EXERCISE TASK:
Reproduce the lines of the material exactly, excluding every image.

---- RECORDED INFORMATION

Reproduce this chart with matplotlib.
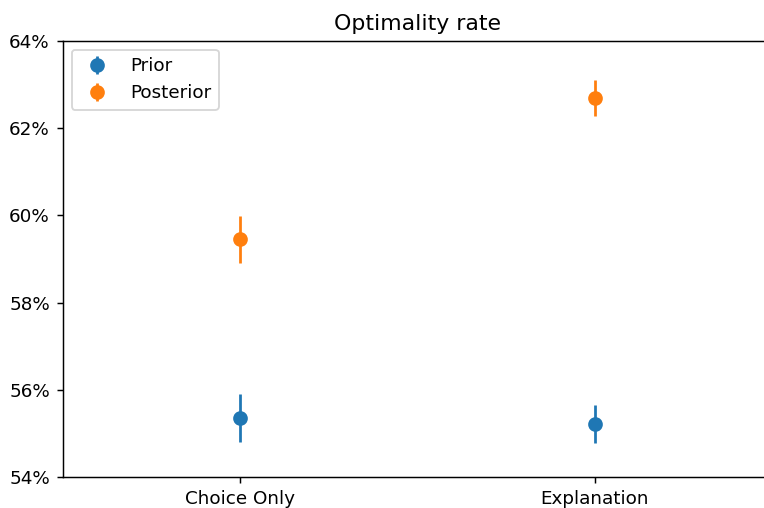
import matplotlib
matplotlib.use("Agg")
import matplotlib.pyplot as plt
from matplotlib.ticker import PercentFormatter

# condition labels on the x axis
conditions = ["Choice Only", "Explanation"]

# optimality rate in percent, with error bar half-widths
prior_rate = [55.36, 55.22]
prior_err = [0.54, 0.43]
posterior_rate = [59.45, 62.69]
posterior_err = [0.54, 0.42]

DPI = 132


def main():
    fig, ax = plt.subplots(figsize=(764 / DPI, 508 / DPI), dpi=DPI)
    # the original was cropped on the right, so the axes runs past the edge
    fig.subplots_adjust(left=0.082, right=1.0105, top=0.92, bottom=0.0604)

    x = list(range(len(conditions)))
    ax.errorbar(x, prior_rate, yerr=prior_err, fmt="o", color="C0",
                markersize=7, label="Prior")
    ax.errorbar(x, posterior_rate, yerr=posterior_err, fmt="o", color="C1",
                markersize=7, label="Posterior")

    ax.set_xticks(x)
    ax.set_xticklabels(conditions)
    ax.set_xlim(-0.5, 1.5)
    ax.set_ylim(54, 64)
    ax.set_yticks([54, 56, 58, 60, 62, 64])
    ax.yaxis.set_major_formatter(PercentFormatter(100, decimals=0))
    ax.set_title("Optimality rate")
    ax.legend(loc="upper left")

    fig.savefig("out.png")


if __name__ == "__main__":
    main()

--------

RESPONSE TO THIS EXERCISE:
Reproduce this chart with matplotlib.
import matplotlib
matplotlib.use("Agg")
import matplotlib.pyplot as plt
from matplotlib.ticker import PercentFormatter

# condition labels on the x axis
conditions = ["Choice Only", "Explanation"]

# optimality rate in percent, with error bar half-widths
prior_rate = [55.36, 55.22]
prior_err = [0.54, 0.43]
posterior_rate = [59.45, 62.69]
posterior_err = [0.54, 0.42]

DPI = 132


def main():
    fig, ax = plt.subplots(figsize=(764 / DPI, 508 / DPI), dpi=DPI)
    # the original was cropped on the right, so the axes runs past the edge
    fig.subplots_adjust(left=0.082, right=1.0105, top=0.92, bottom=0.0604)

    x = list(range(len(conditions)))
    ax.errorbar(x, prior_rate, yerr=prior_err, fmt="o", color="C0",
                markersize=7, label="Prior")
    ax.errorbar(x, posterior_rate, yerr=posterior_err, fmt="o", color="C1",
                markersize=7, label="Posterior")

    ax.set_xticks(x)
    ax.set_xticklabels(conditions)
    ax.set_xlim(-0.5, 1.5)
    ax.set_ylim(54, 64)
    ax.set_yticks([54, 56, 58, 60, 62, 64])
    ax.yaxis.set_major_formatter(PercentFormatter(100, decimals=0))
    ax.set_title("Optimality rate")
    ax.legend(loc="upper left")

    fig.savefig("out.png")


if __name__ == "__main__":
    main()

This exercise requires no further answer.